Der Antriebsbereich verliert 20 Prozent seiner Beschäftigung, der Elektronik-Bereich wächst um 17 Prozent. Der Freistaat unterstützt mit der Kompetenzstelle Effiziente Mobilität Sachsen bei der SAENA die Vernetzung der Akteure auch mit der traditionellen Automobilzulieferindustrie und zeigt Perspektiven für zukünftige Wertschöpfung auf.

Welche wirtschaftliche Entwicklung in der Oberlausitz ist in welchem Zeitraum zu erwarten und was bedeutet das für die Entwicklung der Arbeitslosenzahlen in der Region?

Stephan Rohde: Wir haben zwanzig Jahre und können eine Menge Geld in die Hand nehmen, um für die Lausitz eine gute Zukunft zu gestalten.

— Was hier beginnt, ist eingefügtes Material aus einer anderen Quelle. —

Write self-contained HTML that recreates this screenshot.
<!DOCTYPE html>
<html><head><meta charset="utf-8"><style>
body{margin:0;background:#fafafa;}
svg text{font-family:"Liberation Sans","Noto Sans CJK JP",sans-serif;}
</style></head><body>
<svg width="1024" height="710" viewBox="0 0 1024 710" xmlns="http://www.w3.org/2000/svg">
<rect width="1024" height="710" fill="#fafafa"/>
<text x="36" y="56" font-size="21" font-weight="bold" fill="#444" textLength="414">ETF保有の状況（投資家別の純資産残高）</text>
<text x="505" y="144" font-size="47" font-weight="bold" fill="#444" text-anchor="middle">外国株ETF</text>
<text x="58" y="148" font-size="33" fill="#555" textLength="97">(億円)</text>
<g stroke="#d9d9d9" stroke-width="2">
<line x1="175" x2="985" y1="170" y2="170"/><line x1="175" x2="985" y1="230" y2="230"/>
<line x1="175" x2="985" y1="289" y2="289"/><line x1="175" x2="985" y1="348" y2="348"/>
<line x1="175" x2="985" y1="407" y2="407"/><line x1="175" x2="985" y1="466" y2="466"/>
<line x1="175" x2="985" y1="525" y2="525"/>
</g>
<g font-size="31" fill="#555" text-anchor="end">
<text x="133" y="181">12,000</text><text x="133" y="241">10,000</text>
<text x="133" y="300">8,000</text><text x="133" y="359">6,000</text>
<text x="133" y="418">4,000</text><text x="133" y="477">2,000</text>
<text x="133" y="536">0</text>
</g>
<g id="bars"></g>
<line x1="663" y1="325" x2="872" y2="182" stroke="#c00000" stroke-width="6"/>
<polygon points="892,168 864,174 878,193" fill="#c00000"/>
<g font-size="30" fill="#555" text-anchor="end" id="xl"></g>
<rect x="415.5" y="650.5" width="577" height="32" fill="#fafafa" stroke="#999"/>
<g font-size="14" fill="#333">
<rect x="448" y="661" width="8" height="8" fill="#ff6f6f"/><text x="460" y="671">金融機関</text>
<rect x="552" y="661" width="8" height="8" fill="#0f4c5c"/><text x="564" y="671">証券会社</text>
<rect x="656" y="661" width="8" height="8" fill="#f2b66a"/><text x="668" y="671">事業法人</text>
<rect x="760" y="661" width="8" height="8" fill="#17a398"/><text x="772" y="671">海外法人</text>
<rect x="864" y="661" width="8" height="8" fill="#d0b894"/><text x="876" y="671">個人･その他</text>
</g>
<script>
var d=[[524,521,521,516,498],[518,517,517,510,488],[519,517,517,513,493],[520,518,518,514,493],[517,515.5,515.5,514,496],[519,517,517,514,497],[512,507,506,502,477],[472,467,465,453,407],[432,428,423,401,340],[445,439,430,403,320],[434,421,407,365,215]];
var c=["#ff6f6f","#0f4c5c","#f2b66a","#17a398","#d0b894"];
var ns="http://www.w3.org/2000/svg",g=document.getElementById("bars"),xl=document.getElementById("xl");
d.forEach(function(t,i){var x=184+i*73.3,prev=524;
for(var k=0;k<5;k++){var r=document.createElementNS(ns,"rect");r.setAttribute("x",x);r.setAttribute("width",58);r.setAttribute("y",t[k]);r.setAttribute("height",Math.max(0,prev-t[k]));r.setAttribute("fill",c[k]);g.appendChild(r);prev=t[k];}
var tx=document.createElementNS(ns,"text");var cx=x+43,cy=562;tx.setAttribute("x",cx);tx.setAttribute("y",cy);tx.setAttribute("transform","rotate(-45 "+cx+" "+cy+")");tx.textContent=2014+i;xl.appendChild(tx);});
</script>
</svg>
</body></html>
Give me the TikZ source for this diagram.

Die Strukturentwicklung sollten wir als einmalige Chance begreifen. Als Chance, in der Lausitz eine neue Verkehrsinfrastruktur zu schaffen, den Breitbandausbau zu beschleunigen, innovative Technologien wie 5G und Wasserstoffnutzung einzuführen sowie in neue Forschungseinrichtungen und Behördenstandorte zu investieren. Damit wird die Lausitz als eine Art Wirtschaftsmodellregion attraktiv für bestehende und neue Unternehmen, die hochwertige Industriearbeitsplätze schaffen. Damit bieten sich auch für die Mitarbeiter und Kumpel der Kraftwerke sowie Tagebaue gute Perspektiven nach dem Ende des Betriebs, die um soziale Absicherungen ergänzt werden sollen.

Kurz zusammengefasst: Mit welchen Instrumenten wird das Land der sich abzeichnenden Strukturveränderung entgegenwirken?

Stephan Rohde: Mit den genannten Investitionen in Infrastruktur, Forschung und Entwicklung, Behördenansiedlungen aber auch einem breiten Angebot an Fördermöglichkeiten, die Innovationen in die Region bringen und damit zukunftsfähige Arbeitsplätze. Wichtig ist, dass wir zügig beginnen, gemeinsam mit den Unternehmen, den Kommunen und den Menschen in der Lausitz.

Angenommen der Gesetzentwurf der Bundesregierung zum Strukturwandel scheitert im Bundestag und Bundesrat. Welchen Plan B gibt es für den Fall?

Stephan Rohde: Sollte das Strukturstärkungsgesetz abgelehnt werden, wird es im Sinne einer 1:1-Umsetzung des Berichts der Kommission „Wachstum, Strukturwandel und Beschäftigung“ (KWSB) höchstwahrscheinlich auch keinen gesetzlich fixierten Kohleausstieg geben. Das ist nämlich die Verhandlungsgrundlage: Ohne Strukturentwicklung kein Kohleausstieg.